Wednesday, December 5, 2018

A Note to the Democrats

 I recently filled out a survey from the Democratic Party rating how concerned I was about the usual issues—health care, taxes, environment, economy, fair electoral processes, etc. Naturally, I was “very concerned” about all of them because though they affect different populations in different ways, they clearly affect all of us and deserve our attention. But I couldn’t help but notice the one thing that was missing that just might be the most important of all:

Education.

Let’s face it, we’re fighting for our lives—literally, in some cases (climate change) and so our focus is two feet in front of us trying to get through one of the more confusing and threatening present times we’ve lived in. But assuming we’ll get over this hump, what awaits us? Without education, the same catastrophe awaits us, with different names in the news and different people casting the votes that shoots them in the foot, but the same nonetheless.

Consider: I sincerely believe that anyone who was properly educated would never have cast a vote for the people in power or would never have mindlessly decided that they didn’t need to vote. If we did our job well in schools, our future citizens would be capable of rational thought, have the skills to research, discuss and assimilate information to arrive at a well-thought out point of view, would know enough of how tyrants work that their bullshit detectors would be on constant high alert. Well-educated people would know how the isms are passed on, would understand how “follow the money” works, would know the details of how a Hitler comes to power and thus be armed with the necessary knowledge to stop it.
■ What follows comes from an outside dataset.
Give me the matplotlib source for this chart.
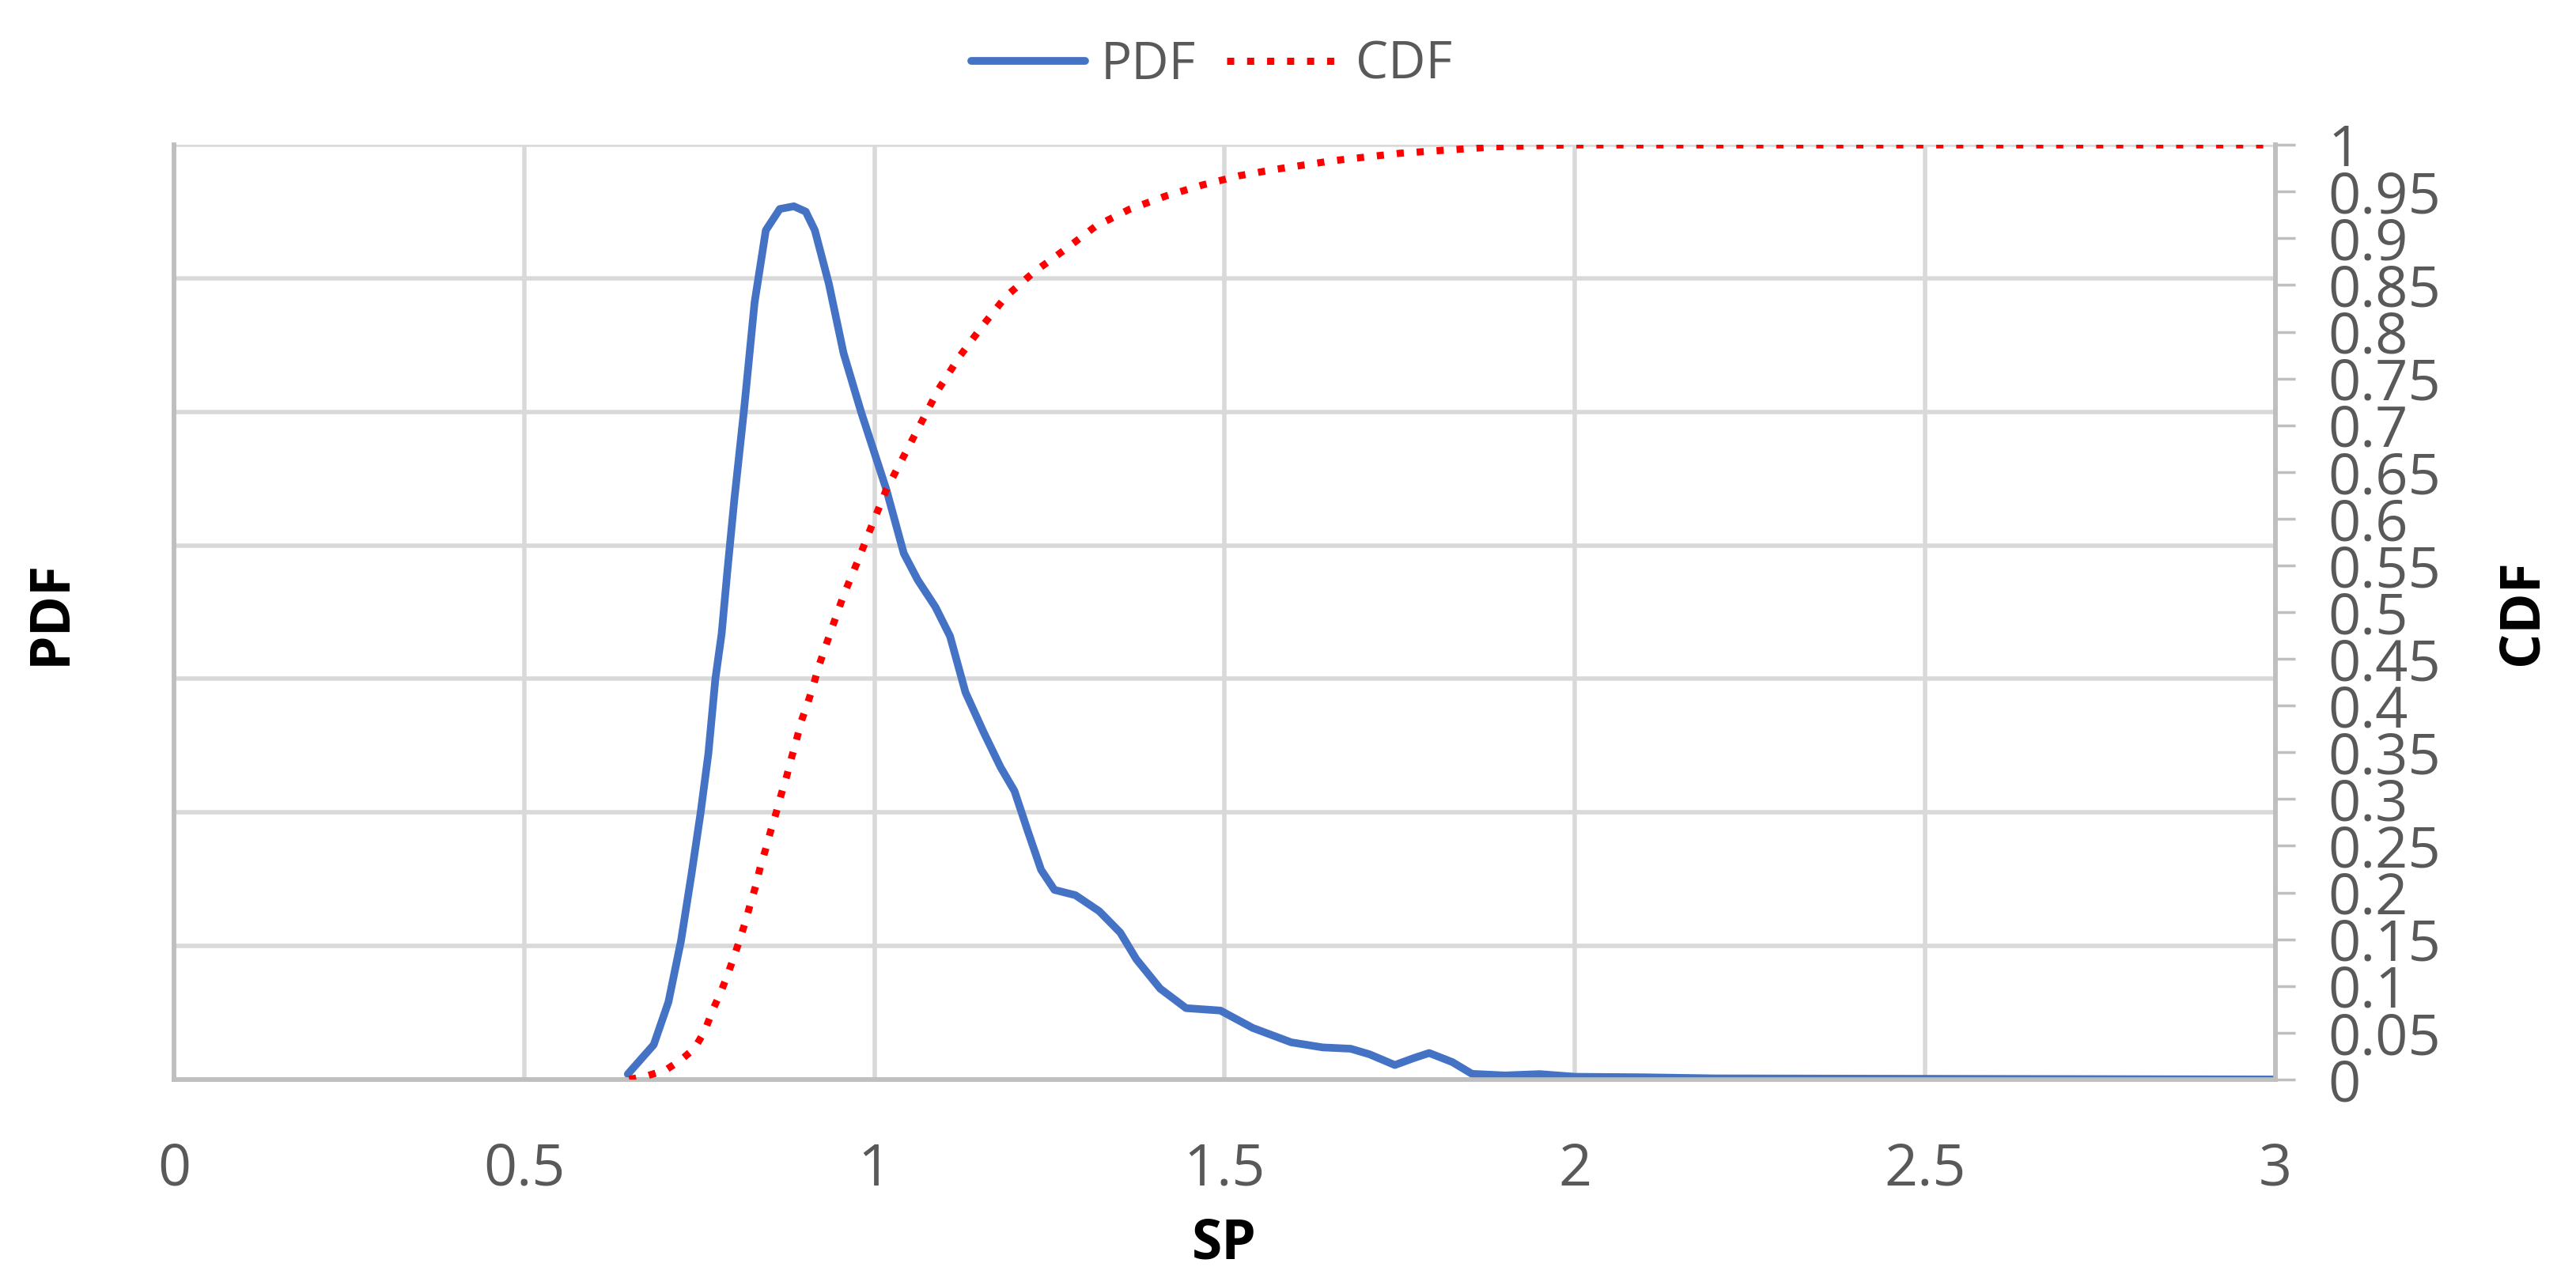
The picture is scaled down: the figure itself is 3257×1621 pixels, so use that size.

But from William Buckley on, we also know that heartless people can have a sharp intellect. So my version of proper education also concerns the heart. To take the child’s natural flair for what’s fair and right and in spite of sibling rivalry, teasing, bullying, torturing insects, take their natural instinct for compassion and develop it. At the right age, tell the story of Emmett Till the way it should be told and don’t be shy about passing out tissues. Let the grief enter the room so the kids can really feel and remember where hatred and ignorance can take us. Educate the children about what went down so they not only know a lot about our actual history, but also can connect it far beyond mere fact to the tenets of  our Democratic promise the Constitution makes and the moral fiber of what it means to be a good-hearted person.

Most important of all, teach them in such a way that they feel welcomed and valued and known and nurtured and loved and filled with our hopes for their promise and possibility. Over and over I need to remind myself and others that people who feel loved and welcomed in the full bloom of their character and their soul’s aspirations generally are capable of loving and welcoming others. It makes no sense to them to waste their heart’s energy on hatred or to mindlessly insult people they don’t know or block them from aspiring to their own possibility.

Equity and justice can be encouraged and protected through law, suggested by religion, nurtured by culture, but nothing can bring it fuller to life than happy people. Education can’t promise such happiness, but over four decades of work in a school that loves children has proven that mostly, good education works. Let’s keep this on our agendas, please.